United Press International - Monday, July 8, 2002
Michael Smith, UPI Science News
"I hesitate to use the world miraculous," said Jacob Lalezari of Quest Clinical Research, who led one of two late-stage clinical studies of the drug, "but it's wonderful."
The drug, known as T-20, prevents the human immunodeficiency virus from infecting cells, and Lalezari said data from the clinical trials -- released for the first time -- show it works effectively in patients for whom other types of drugs no longer work well.
All the patients in the clinical study had developed resistance to all three types of anti-HIV drugs now on the market, he said, and many had developed full-blown AIDS. "These people are sick," Lalezari told United Press International. He said the new drug is "one of the most exciting things to happen since the protease inhibitors" -- a class of drugs introduced in the mid-1990s and credited with extending the lives of thousands of people infected with HIV.
Anthony Fauci, head of the National Institute of Allergy and Infectious Diseases, called T-20 an "important advance. We have been looking for some time for alternative targets" for new anti-HIV drugs. However, Fauci would not compare the drug's potential impact to the effect protease inhibitors had on the disease. Instead, he said only that T-20 "will potentially give hope to those individuals" who have developed resistance to current drugs.
HIV "shatters all your hopes and dream," said James Locke of London, a patient in the clinical trial. Now, he said, "I can actually dream again."
Locke said when he started on the new drug his blood had high levels of HIV and his immune system was almost completely destroyed. Now, he said, his virus is undetectable, and his immune system is almost back to normal levels.
"It was really quite remarkable," he said.
T-20 is what researchers call a fusion inhibitor, meaning it prevents the virus from binding to its target cells. Other anti-HIV drugs try to prevent the virus from growing once it has infected a target cell.

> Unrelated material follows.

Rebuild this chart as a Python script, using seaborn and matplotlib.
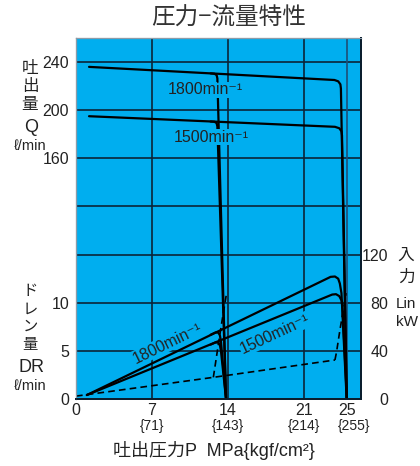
import numpy as np
import pandas as pd
import matplotlib
matplotlib.use("Agg")
import matplotlib.pyplot as plt
import seaborn as sns

# ---------------- data ----------------
# flow Q [l/min] vs pressure P [MPa]
q1800_p = [1.2, 23.8, 24.15, 24.35, 24.4, 24.93]
q1800_q = [236, 225.1, 224.0, 221.5, 218, -40]
q1500_p = [1.2, 23.85, 24.25, 24.45, 24.5, 24.95]
q1500_q = [195, 186.2, 185.0, 182.5, 179, -40]
q1800b_p = [12.4, 12.75, 12.95, 13.02, 13.82]
q1800b_q = [230.6, 230.3, 229.2, 226.5, -40]
q1500b_p = [12.4, 12.75, 12.95, 13.02, 13.82]
q1500b_q = [190.6, 190.4, 189.3, 186.5, -40]
# input power Lin [kW]
w1800_p = [1.0, 23.45, 23.85, 24.15, 24.3, 24.45, 24.93]
w1800_w = [3.3, 101.5, 101.8, 100.0, 96, 88, 0]
w1500_p = [1.0, 23.6, 23.95, 24.25, 24.45, 24.55, 24.95]
w1500_w = [3.3, 86.8, 87.1, 85.5, 82, 76, 0]
w1800b_p = [12.4, 12.85, 13.1, 13.25, 13.35, 13.82]
w1800b_w = [53.4, 55.3, 55.2, 53, 48, 0]
w1500b_p = [12.4, 12.85, 13.1, 13.25, 13.35, 13.82]
w1500b_w = [45.2, 47.0, 46.9, 45, 40, 0]
# drain DR [l/min]
dr_p = [0, 12.65, 23.85]
dr_v = [0.3, 2.25, 4.05]
drb1_p = [12.65, 12.8, 13.1, 13.42, 13.87]
drb1_v = [2.25, 3.35, 5.6, 7.9, 11.0]
drb2_p = [23.85, 24.0, 24.31, 24.62, 24.87]
drb2_v = [4.05, 4.9, 7.17, 9.25, 11.0]

x_ticks = [0, 7, 14, 21, 25]
x_sub_labels = ["{71}", "{143}", "{214}", "{255}"]
x_sub_pos = [7, 14, 21, 25.6]
q_ticks = [160, 200, 240]
dr_ticks = [0, 5, 10]
w_ticks = [0, 40, 80, 120]

# ---------------- style ----------------
sns.set_style("white")
plt.rcParams["font.family"] = ["Liberation Sans", "Noto Sans CJK JP", "DejaVu Sans"]
CJK = ["Noto Sans CJK JP", "DejaVu Sans"]
MIX = ["Liberation Sans", "Noto Sans CJK JP", "DejaVu Sans"]
BLUE = "#00AEEF"
GRID = "#0c2438"
TXT = "#222222"

W, H = 420, 466
fig = plt.figure(figsize=(W / 100, H / 100), dpi=100)
L, R, T, B = 76, 361, 38, 399
ax = fig.add_axes([L / W, (H - B) / H, (R - L) / W, (B - T) / H])
ax.set_facecolor(BLUE)
axd = ax.twinx()
axp = ax.twinx()

ax.set_xlim(0, 26.25)
ax.set_ylim(-40, 260)
axd.set_ylim(0, 37.5)
axp.set_ylim(0, 300)

# grid
grid_y = [0, 40, 80, 120, 160, 200, 240]
for gy in grid_y:
    ax.axhline(gy, color=GRID, lw=1.2, zorder=1)
for gx in [7, 14, 21]:
    ax.axvline(gx, color=GRID, lw=1.2, zorder=1)
ax.axvline(25, color="#1d4e78", lw=1.2, zorder=1)

ax.set_yticks(q_ticks)
ax.set_xticks(x_ticks)
ax.set_xticklabels([str(v) for v in x_ticks])
ax.tick_params(axis="both", length=0, labelsize=11.5, colors=TXT)
ax.tick_params(axis="y", pad=5)
ax.tick_params(axis="x", pad=3)

axd.yaxis.tick_left()
axd.set_yticks(dr_ticks)
axd.tick_params(axis="y", length=0, labelsize=11.5, colors=TXT, pad=5)

axp.set_yticks(w_ticks)
axp.tick_params(axis="y", length=0, labelsize=11.5, colors=TXT, pad=19.5)
for t in axp.get_yticklabels():
    t.set_horizontalalignment("right")

for a in (ax, axd, axp):
    for s in ("top", "left"):
        a.spines[s].set_color("#8c9ba8")
        a.spines[s].set_linewidth(0.8)
    for s in ("bottom", "right"):
        a.spines[s].set_color("#0b1e2e")
        a.spines[s].set_linewidth(1.3)

# curves
def draw(a, xs, ys, **kw):
    df = pd.DataFrame({"P": xs, "v": ys})
    sns.lineplot(data=df, x="P", y="v", ax=a, sort=False, estimator=None,
                 color="black", **kw)

for xs, ys in [(q1800_p, q1800_q), (q1500_p, q1500_q),
               (q1800b_p, q1800b_q), (q1500b_p, q1500b_q)]:
    draw(ax, xs, ys, lw=1.6)
for xs, ys in [(w1800_p, w1800_w), (w1500_p, w1500_w),
               (w1800b_p, w1800b_w), (w1500b_p, w1500b_w)]:
    draw(axp, xs, ys, lw=1.6)
for xs, ys in [(dr_p, dr_v), (drb1_p, drb1_v), (drb2_p, drb2_v)]:
    draw(axd, xs, ys, lw=1.2, linestyle=(0, (4, 2.5)))

for a in (ax, axd, axp):
    a.set_xlabel("")
    a.set_ylabel("")
ax.set_xlim(0, 26.25)

# curve labels (pixel positions)
def px(x, y):
    return x / W, 1 - y / H

bb = dict(boxstyle="square,pad=0.05", fc=BLUE, ec="none")
for s, (x, y), rot in [("1800min⁻¹", (205, 90), 0), ("1500min⁻¹", (211, 137), 0),
                       ("1800min⁻¹", (168, 343), 26), ("1500min⁻¹", (275, 334), 25)]:
    fig.text(*px(x, y), s, ha="center", va="center", rotation=rot, fontsize=11.5,
             color=TXT, bbox=bb, zorder=10, rotation_mode="anchor")

# x sub labels
for lab, xp in zip(x_sub_labels, x_sub_pos):
    ax.text(xp, -(426 - B) / (B - T), lab, transform=ax.get_xaxis_transform(),
            ha="center", va="center", fontsize=10, color=TXT)

# axis texts
fig.text(*px(229, 18), "圧力−流量特性", ha="center", va="center", fontsize=17,
         color="#333333", family=CJK)
fig.text(*px(214, 450), "吐出圧力P  MPa{kgf/cm²}", ha="center", va="center",
         fontsize=13, color=TXT, family=MIX)
for ch, y in [("吐", 68), ("出", 87), ("量", 105)]:
    fig.text(*px(30, y), ch, ha="center", va="center", fontsize=12, color=TXT, family=CJK)
fig.text(*px(31, 128), "Q", ha="center", va="center", fontsize=13, color=TXT)
fig.text(*px(30, 146), "ℓ/min", ha="center", va="center", fontsize=10.5, color=TXT)
for ch, y in [("ド", 291), ("レ", 309), ("ン", 326), ("量", 344)]:
    fig.text(*px(30, y), ch, ha="center", va="center", fontsize=11, color=TXT, family=CJK)
fig.text(*px(31, 368), "DR", ha="center", va="center", fontsize=13, color=TXT)
fig.text(*px(30, 386), "ℓ/min", ha="center", va="center", fontsize=10.5, color=TXT)
fig.text(*px(406, 255), "入", ha="center", va="center", fontsize=12, color=TXT, family=CJK)
fig.text(*px(406, 277), "力", ha="center", va="center", fontsize=12, color=TXT, family=CJK)
fig.text(*px(396, 304), "Lin", ha="left", va="center", fontsize=11, color=TXT)
fig.text(*px(396, 322), "kW", ha="left", va="center", fontsize=11, color=TXT)

fig.savefig("out.png", dpi=100)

Dani Bolognese, of Trimeris Research in Durham, N.C., which developed the drug, told reporters, "the virus is basically frozen on the surface of the cell, can't enter the cell, and therefore cannot propagate in an HIV-infected person."
In the clinical studies, carried out in North America, Brazil, Europe and Australia, about 1,000 patients were given "optimized" treatment -- the best available current drugs for each patient. About two-thirds, chosen at random, also were given T-20.
Patients given T-20, Lalezari said, were twice as likely to show improvements in their infection levels and their immune system as those who received a cocktail of other drugs.